• Charts and diagrams as code:

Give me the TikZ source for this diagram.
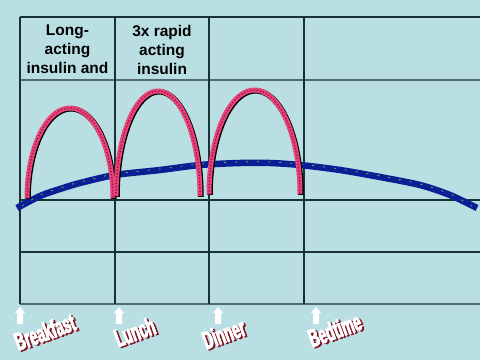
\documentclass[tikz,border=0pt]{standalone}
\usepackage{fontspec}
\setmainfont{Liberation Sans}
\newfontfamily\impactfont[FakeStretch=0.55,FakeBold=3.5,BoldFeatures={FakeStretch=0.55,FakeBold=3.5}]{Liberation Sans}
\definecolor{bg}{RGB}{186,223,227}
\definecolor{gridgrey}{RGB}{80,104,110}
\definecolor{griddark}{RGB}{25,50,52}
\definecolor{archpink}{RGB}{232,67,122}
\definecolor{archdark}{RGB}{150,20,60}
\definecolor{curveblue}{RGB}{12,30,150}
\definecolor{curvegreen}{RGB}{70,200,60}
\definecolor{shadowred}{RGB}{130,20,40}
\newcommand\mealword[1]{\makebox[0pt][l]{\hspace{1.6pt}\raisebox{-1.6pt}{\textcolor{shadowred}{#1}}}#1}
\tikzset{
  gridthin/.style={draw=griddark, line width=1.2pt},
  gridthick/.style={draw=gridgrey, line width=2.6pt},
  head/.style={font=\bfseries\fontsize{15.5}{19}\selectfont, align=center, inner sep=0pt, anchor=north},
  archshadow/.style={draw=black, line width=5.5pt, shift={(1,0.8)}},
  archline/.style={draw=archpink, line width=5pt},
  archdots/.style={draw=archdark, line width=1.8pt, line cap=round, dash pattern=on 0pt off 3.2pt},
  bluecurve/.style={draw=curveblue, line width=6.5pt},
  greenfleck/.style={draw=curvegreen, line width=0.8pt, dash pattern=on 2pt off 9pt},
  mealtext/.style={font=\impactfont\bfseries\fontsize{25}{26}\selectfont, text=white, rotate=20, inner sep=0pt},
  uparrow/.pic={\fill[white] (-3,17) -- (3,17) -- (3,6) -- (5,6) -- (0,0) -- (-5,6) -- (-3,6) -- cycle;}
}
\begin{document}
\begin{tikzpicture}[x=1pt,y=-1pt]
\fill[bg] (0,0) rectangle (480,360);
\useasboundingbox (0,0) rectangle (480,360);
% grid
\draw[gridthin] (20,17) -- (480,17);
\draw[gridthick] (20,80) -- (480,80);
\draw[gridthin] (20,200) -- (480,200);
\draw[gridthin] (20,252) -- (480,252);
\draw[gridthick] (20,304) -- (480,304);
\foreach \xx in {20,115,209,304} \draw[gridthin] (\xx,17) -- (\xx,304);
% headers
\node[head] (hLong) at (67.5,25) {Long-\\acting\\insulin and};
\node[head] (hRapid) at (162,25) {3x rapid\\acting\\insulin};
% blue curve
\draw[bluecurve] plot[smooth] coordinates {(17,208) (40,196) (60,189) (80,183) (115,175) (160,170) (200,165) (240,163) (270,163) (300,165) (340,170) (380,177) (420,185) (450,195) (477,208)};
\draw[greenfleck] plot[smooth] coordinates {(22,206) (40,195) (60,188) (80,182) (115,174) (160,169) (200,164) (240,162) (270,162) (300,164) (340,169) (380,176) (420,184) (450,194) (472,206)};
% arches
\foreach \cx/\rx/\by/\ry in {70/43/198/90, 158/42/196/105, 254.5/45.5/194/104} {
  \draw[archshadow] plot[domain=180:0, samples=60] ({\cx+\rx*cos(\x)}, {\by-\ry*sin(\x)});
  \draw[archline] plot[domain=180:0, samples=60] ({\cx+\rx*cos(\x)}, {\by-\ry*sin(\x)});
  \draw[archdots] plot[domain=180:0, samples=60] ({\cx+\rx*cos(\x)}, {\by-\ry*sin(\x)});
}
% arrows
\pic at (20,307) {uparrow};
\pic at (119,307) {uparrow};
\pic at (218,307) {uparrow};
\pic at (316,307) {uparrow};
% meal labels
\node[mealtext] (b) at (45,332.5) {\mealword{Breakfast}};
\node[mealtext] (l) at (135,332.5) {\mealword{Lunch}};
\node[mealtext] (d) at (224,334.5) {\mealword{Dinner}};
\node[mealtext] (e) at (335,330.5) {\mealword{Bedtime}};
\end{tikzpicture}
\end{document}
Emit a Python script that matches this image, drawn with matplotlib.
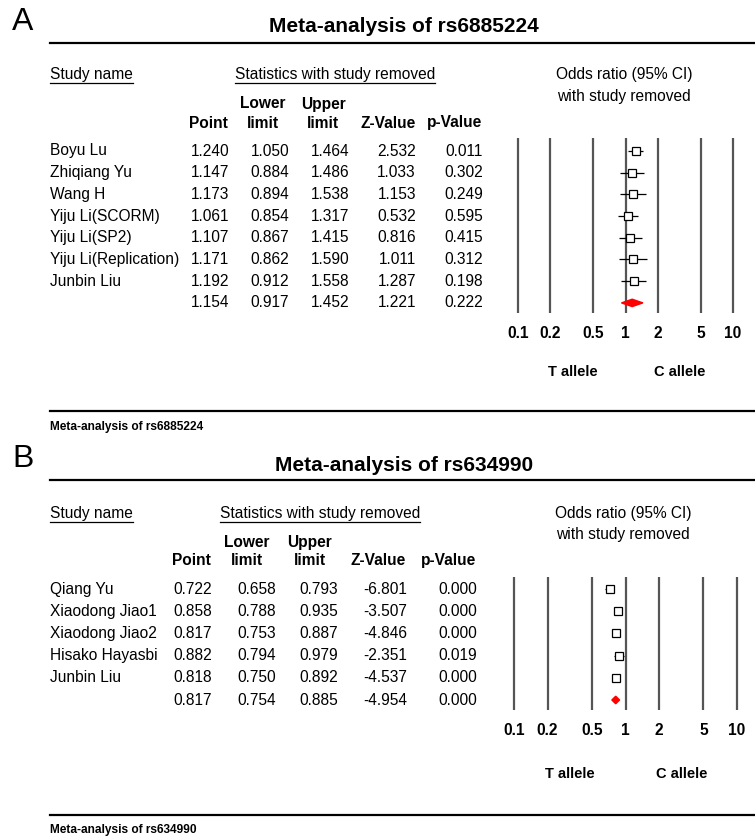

• REQUIREMENTS:
Transcribe the complete set of entries verbatim. No pictures belong in the copy.

• TASK ANSWER:
Give me the TikZ source for this diagram.
\documentclass[tikz,border=0pt]{standalone}
\usepackage{fontspec}
\setmainfont{Liberation Sans}
\newfontfamily\impactfont[FakeStretch=0.55,FakeBold=3.5,BoldFeatures={FakeStretch=0.55,FakeBold=3.5}]{Liberation Sans}
\definecolor{bg}{RGB}{186,223,227}
\definecolor{gridgrey}{RGB}{80,104,110}
\definecolor{griddark}{RGB}{25,50,52}
\definecolor{archpink}{RGB}{232,67,122}
\definecolor{archdark}{RGB}{150,20,60}
\definecolor{curveblue}{RGB}{12,30,150}
\definecolor{curvegreen}{RGB}{70,200,60}
\definecolor{shadowred}{RGB}{130,20,40}
\newcommand\mealword[1]{\makebox[0pt][l]{\hspace{1.6pt}\raisebox{-1.6pt}{\textcolor{shadowred}{#1}}}#1}
\tikzset{
  gridthin/.style={draw=griddark, line width=1.2pt},
  gridthick/.style={draw=gridgrey, line width=2.6pt},
  head/.style={font=\bfseries\fontsize{15.5}{19}\selectfont, align=center, inner sep=0pt, anchor=north},
  archshadow/.style={draw=black, line width=5.5pt, shift={(1,0.8)}},
  archline/.style={draw=archpink, line width=5pt},
  archdots/.style={draw=archdark, line width=1.8pt, line cap=round, dash pattern=on 0pt off 3.2pt},
  bluecurve/.style={draw=curveblue, line width=6.5pt},
  greenfleck/.style={draw=curvegreen, line width=0.8pt, dash pattern=on 2pt off 9pt},
  mealtext/.style={font=\impactfont\bfseries\fontsize{25}{26}\selectfont, text=white, rotate=20, inner sep=0pt},
  uparrow/.pic={\fill[white] (-3,17) -- (3,17) -- (3,6) -- (5,6) -- (0,0) -- (-5,6) -- (-3,6) -- cycle;}
}
\begin{document}
\begin{tikzpicture}[x=1pt,y=-1pt]
\fill[bg] (0,0) rectangle (480,360);
\useasboundingbox (0,0) rectangle (480,360);
% grid
\draw[gridthin] (20,17) -- (480,17);
\draw[gridthick] (20,80) -- (480,80);
\draw[gridthin] (20,200) -- (480,200);
\draw[gridthin] (20,252) -- (480,252);
\draw[gridthick] (20,304) -- (480,304);
\foreach \xx in {20,115,209,304} \draw[gridthin] (\xx,17) -- (\xx,304);
% headers
\node[head] (hLong) at (67.5,25) {Long-\\acting\\insulin and};
\node[head] (hRapid) at (162,25) {3x rapid\\acting\\insulin};
% blue curve
\draw[bluecurve] plot[smooth] coordinates {(17,208) (40,196) (60,189) (80,183) (115,175) (160,170) (200,165) (240,163) (270,163) (300,165) (340,170) (380,177) (420,185) (450,195) (477,208)};
\draw[greenfleck] plot[smooth] coordinates {(22,206) (40,195) (60,188) (80,182) (115,174) (160,169) (200,164) (240,162) (270,162) (300,164) (340,169) (380,176) (420,184) (450,194) (472,206)};
% arches
\foreach \cx/\rx/\by/\ry in {70/43/198/90, 158/42/196/105, 254.5/45.5/194/104} {
  \draw[archshadow] plot[domain=180:0, samples=60] ({\cx+\rx*cos(\x)}, {\by-\ry*sin(\x)});
  \draw[archline] plot[domain=180:0, samples=60] ({\cx+\rx*cos(\x)}, {\by-\ry*sin(\x)});
  \draw[archdots] plot[domain=180:0, samples=60] ({\cx+\rx*cos(\x)}, {\by-\ry*sin(\x)});
}
% arrows
\pic at (20,307) {uparrow};
\pic at (119,307) {uparrow};
\pic at (218,307) {uparrow};
\pic at (316,307) {uparrow};
% meal labels
\node[mealtext] (b) at (45,332.5) {\mealword{Breakfast}};
\node[mealtext] (l) at (135,332.5) {\mealword{Lunch}};
\node[mealtext] (d) at (224,334.5) {\mealword{Dinner}};
\node[mealtext] (e) at (335,330.5) {\mealword{Bedtime}};
\end{tikzpicture}
\end{document}
Emit a Python script that matches this image, drawn with matplotlib.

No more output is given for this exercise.